Tylenol (acetaminophen) is one of the most popular products taken for pain relief. Sales of Tylenol alone total more than 1 billion dollars per year, and acetaminophen is contained in many products, both generic forms and in combination with other drugs to treat specific ailments such as headaches and respiratory problems. A recent study shows one serious and unfortunate result of the dependence on Tylenol in increasingly high doses to control symptoms.

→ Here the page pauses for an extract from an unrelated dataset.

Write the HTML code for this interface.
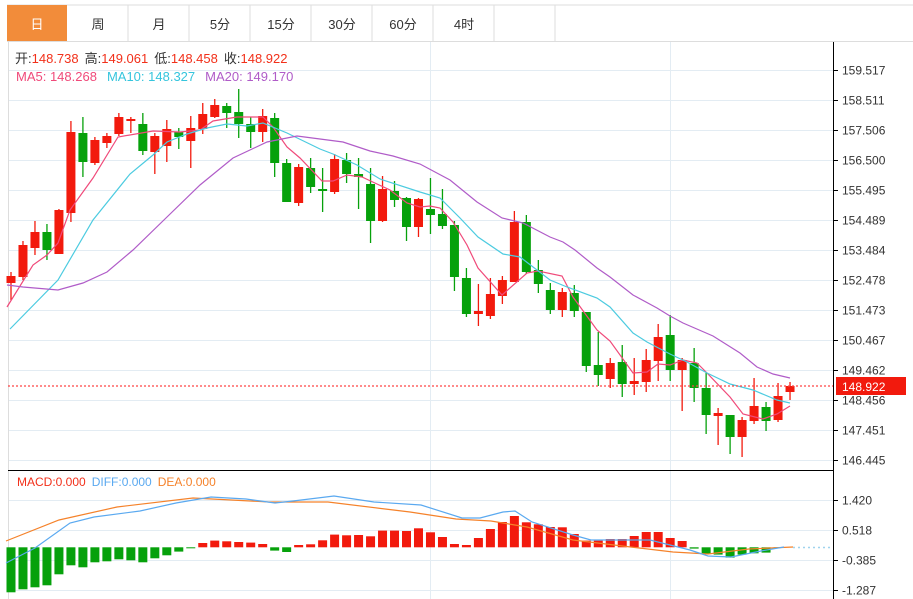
<!DOCTYPE html>
<html><head><meta charset="utf-8"><style>
body{margin:0;background:#fff;width:913px;height:599px;overflow:hidden;font-family:"Liberation Sans","Noto Sans CJK SC",sans-serif}
svg{position:absolute;left:0;top:0}
</style></head><body>
<svg id="s" width="913" height="599" xmlns="http://www.w3.org/2000/svg" font-family="Liberation Sans, Noto Sans CJK SC, sans-serif">
<rect x="0" y="0" width="913" height="599" fill="#fff"/>
<!-- tabs -->
<line x1="7" y1="5" x2="913" y2="5" stroke="#ddd"/>
<line x1="7" y1="41.5" x2="913" y2="41.5" stroke="#ddd"/>
<rect x="7" y="5" width="60" height="36" fill="#f28c3a"/>
<g stroke="#ddd"><line x1="128" y1="5" x2="128" y2="41"/><line x1="189" y1="5" x2="189" y2="41"/><line x1="250" y1="5" x2="250" y2="41"/><line x1="311" y1="5" x2="311" y2="41"/><line x1="372" y1="5" x2="372" y2="41"/><line x1="433" y1="5" x2="433" y2="41"/><line x1="494" y1="5" x2="494" y2="41"/><line x1="555" y1="5" x2="555" y2="41"/></g>
<g font-size="13" text-anchor="middle" fill="#333">
<text x="37" y="29" fill="#fff">日</text><text x="98" y="29">周</text><text x="159" y="29">月</text><text x="220" y="29">5分</text><text x="281" y="29">15分</text><text x="342" y="29">30分</text><text x="403" y="29">60分</text><text x="464" y="29">4时</text></g>
<!-- grid -->
<g id="grid" stroke="#e3ecf3" stroke-width="1"></g>
<line x1="8.5" y1="42" x2="8.5" y2="599" stroke="#ddd"/>
<line x1="8" y1="470.5" x2="833" y2="470.5" stroke="#000"/>
<line x1="833.5" y1="42" x2="833.5" y2="599" stroke="#000"/>
<g id="ticks" font-size="12" fill="#333"></g>
<g id="plot"></g>
<!-- price line -->
<line x1="8" y1="386" x2="833" y2="386" stroke="#f44" stroke-dasharray="2,2" stroke-width="1.2"/>
<rect x="836" y="377" width="70" height="18" fill="#f21a0d"/>
<text x="842" y="391" font-size="12" fill="#fff">148.922</text>
<line x1="793" y1="547.5" x2="833" y2="547.5" stroke="#9fd3ee" stroke-dasharray="2,3" stroke-width="1.5"/>
<!-- info -->
<g font-size="13">
<text x="15" y="63"><tspan fill="#333">开:</tspan><tspan fill="#f2301a">148.738</tspan><tspan fill="#333" dx="6">高:</tspan><tspan fill="#f2301a">149.061</tspan><tspan fill="#333" dx="6">低:</tspan><tspan fill="#f2301a">148.458</tspan><tspan fill="#333" dx="6">收:</tspan><tspan fill="#f2301a">148.922</tspan></text>
<text x="16" y="81"><tspan fill="#f04a7a">MA5: 148.268</tspan><tspan fill="#35c5dd" dx="10">MA10: 148.327</tspan><tspan fill="#b05cc8" dx="10">MA20: 149.170</tspan></text>
</g>
<text x="17" y="486" font-size="12"><tspan fill="#f2301a">MACD:0.000</tspan><tspan fill="#5aa9f0" dx="6">DIFF:0.000</tspan><tspan fill="#f5822a" dx="6">DEA:0.000</tspan></text>
</svg>
<script>
var NS="http://www.w3.org/2000/svg",g=document.getElementById('grid'),p=document.getElementById('plot'),t=document.getElementById('ticks');
function el(par,n,a){var e=document.createElementNS(NS,n);for(var k in a)e.setAttribute(k,a[k]);par.appendChild(e);return e;}
var pl=["159.517","158.511","157.506","156.500","155.495","154.489","153.484","152.478","151.473","150.467","149.462","148.456","147.451","146.445"];
for(var i=0;i<14;i++){var y=70+30*i+.5;el(g,'line',{x1:9,y1:y,x2:833,y2:y});el(t,'line',{x1:833,y1:y,x2:838,y2:y,stroke:'#000'});var tx=el(t,'text',{x:842,y:y+4});tx.textContent=pl[i];}
var ml=["1.420","0.518","-0.385","-1.287"];
for(var i=0;i<4;i++){var y=500+30*i+.5;el(g,'line',{x1:9,y1:y,x2:833,y2:y});el(t,'line',{x1:833,y1:y,x2:838,y2:y,stroke:'#000'});var tx=el(t,'text',{x:842,y:y+4});tx.textContent=ml[i];}
[430.5,670.5].forEach(function(x){el(g,'line',{x1:x,y1:42,x2:x,y2:599});});
var R='#f21a0d',G='#06a10b';
var c=[[1,276,283,272,300],[1,245,277,241,280],[1,232,248,221,255],[0,232,250,224,260],[1,210,254,209,254],[1,132,213,121,222],[0,133,162,117,177],[1,140,163,137,165],[1,136,143,133,148],[1,117,134,113,136],[1,119,121,117,133],[0,124,151,113,155],[1,136,152,133,174],[1,129,146,120,162],[0,132,137,128,149],[1,128,141,116,168],[1,114,129,103,134],[1,105,117,99,118],[0,106,113,103,128],[0,112,124,89,138],[0,124,132,117,148],[1,116,132,109,142],[0,118,163,113,177],[0,163,202,159,202],[1,167,203,164,206],[0,168,187,158,193],[0,189,191,168,212],[1,159,192,154,194],[0,160,174,153,183],[0,174,177,158,209],[0,184,221,168,243],[1,189,221,176,222],[0,191,200,181,207],[0,198,227,197,241],[1,199,227,198,237],[0,209,215,178,234],[0,214,226,189,229],[0,225,277,221,291],[0,278,314,268,317],[1,311,314,284,326],[1,294,316,278,319],[1,280,296,276,304],[1,222,282,211,282],[0,222,272,215,274],[0,270,284,260,293],[0,290,310,283,314],[1,292,310,288,317],[0,293,311,285,317],[0,312,366,312,372],[0,365,375,332,386],[1,363,379,358,388],[0,362,384,345,397],[1,381,384,358,395],[1,360,382,349,392],[1,337,361,324,381],[0,335,370,315,381],[1,360,370,358,411],[0,363,388,348,402],[0,388,415,373,434],[1,413,416,408,445],[0,415,437,415,454],[1,420,437,417,457],[1,406,421,378,424],[0,407,421,402,431],[1,396,420,383,422],[1,386,392,382,400]];
var h=[-45,-42,-40,-38,-27,-18,-20,-15,-14,-12,-13,-15,-11,-8,-4.3,-1,4.3,6.7,6,5.3,4.7,3.3,-3.3,-4.7,2.3,3,7,12.7,12,12.3,11,16.7,16.7,16.3,19,15,10.3,3.3,2.3,9.3,18.3,25.3,31.3,25,23,20.3,20,13.3,6.7,6.7,8.3,8.3,11.3,15.3,15.3,9.3,6.3,-1.3,-6.7,-7.3,-10.3,-7.3,-6,-5.3,-0.7,0];
for(var i=0;i<66;i++){var x=11+i*11.985,d=c[i],col=d[0]?R:G;
el(p,'line',{x1:x,y1:d[3],x2:x,y2:d[4],stroke:col,'stroke-width':1.3});
el(p,'rect',{x:x-4.5,y:d[1],width:9,height:Math.max(1.5,d[2]-d[1]),fill:col});
var v=h[i];if(v){el(p,'rect',{x:x-4.5,y:v>0?547.3-v:547.3,width:9,height:Math.abs(v),fill:v>0?R:G});}}
function line(pts,col){el(p,'polyline',{points:pts,fill:'none',stroke:col,'stroke-width':1.2});}
line("7,307 33,265 47,255 58,243 70,210 93,178 118,137 153,131 180,132 200,130 213,121 237,117 263,117 273,127 287,147 300,158 322,181 333,181 347,175 362,177 377,184 390,190 407,203 420,207 430,206 440,208 453,222 467,245 478,268 502,295 527,273 538,271 562,276 573,297 597,330 610,341 633,373 647,372 658,364 670,365 683,360 697,363 707,373 730,397 743,414 763,419 777,414 790,406","#f04a7a");
line("10,329 58,280 93,220 130,174 153,155 167,142 187,134 207,128 227,124 247,126 263,123 287,133 320,149 333,154 357,165 380,179 420,192 440,198 460,218 478,237 503,254 520,257 550,280 567,287 597,298 610,307 633,333 647,342 670,354 687,362 707,373 730,384 753,390 777,400 790,403","#4ccbe0");
line("7,285 23,287 58,290 83,283 107,272 133,250 167,217 200,185 233,158 267,142 297,136 320,139 343,142 370,151 393,156 420,164 450,180 477,202 502,218 523,223 550,237 563,242 575,250 597,268 610,277 633,295 657,308 670,316 683,323 713,336 740,353 757,367 773,374 790,378","#b05cc8");
line("6,541 59,520 117,507 193,498 269,502 328,502 410,512 456,519 491,521 527,527 573,540 614,545 673,552 708,554 749,549 793,547","#f5822a");
line("6,563 35,548 70,523 94,517 140,511 176,503 211,497 246,499 275,503 293,501 334,496 374,502 421,505 462,518 480,518 503,512 515,511 532,522 573,535 591,540 650,540 690,550 708,556 731,557 761,551 784,547","#5aa9f0");
</script>
</body></html>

The study published in the journal Hepatology looked at 662 cases of acute liver failure over a 6 year period treated at 22 clinical settings. The researchers discovered that poisoning with acetaminophen far exceeded any other cause of acute liver failure. A total of 275 of these cases (42 percent) were caused by acetaminophen toxicity. Of those cases resulting from acetaminophen, 29 percent died.

Cases were comprised of people who attempted suicide using acetaminophen (44 percent) and unintentional overdoses (48 percent). In the unintentional group 38 percent took two or more products containing acetaminophen. The median dose was 24 gm of acetaminophen, but even a dose as low as 1.2 gm (2.5 Extra Strength Tylenols) resulted in acute liver failure in some cases. The maximum recommended adult dose of Tylenol is 4 gm per day (8 Extra Strength), but many people take more than that. Children are often given Tylenol like candy and their livers are even less capable of handling the toxicity of the drug.

With all of the drugs on the market that contain acetaminophen adults may not even be aware of their daily dosage. With pediatricians prescribing Tylenol for every miscellaneous symptom in children, from teething to fevers to ear pain, is it any wonder that parents give it to their children without any thought about liver toxicity or the adverse effects of suppressing fevers and cold symptoms?

My advice is to avoid painkillers, Tylenol, Advil, and non-steroidal anti-inflammatories of all kinds. Instead seek treatment that stimulates healing, use herbal formulas that have natural anti-inflammatory and healing properties. And see holistic practitioners who are well trained in pain management, naturopaths, acupuncturists, chiropractors, and holistic physicians.

Larson AM, et al. Acetaminophen-induced acute liver failure: Results of a United States multicenter, prospective study. Hepatology 2005; 42(6):1364-1372.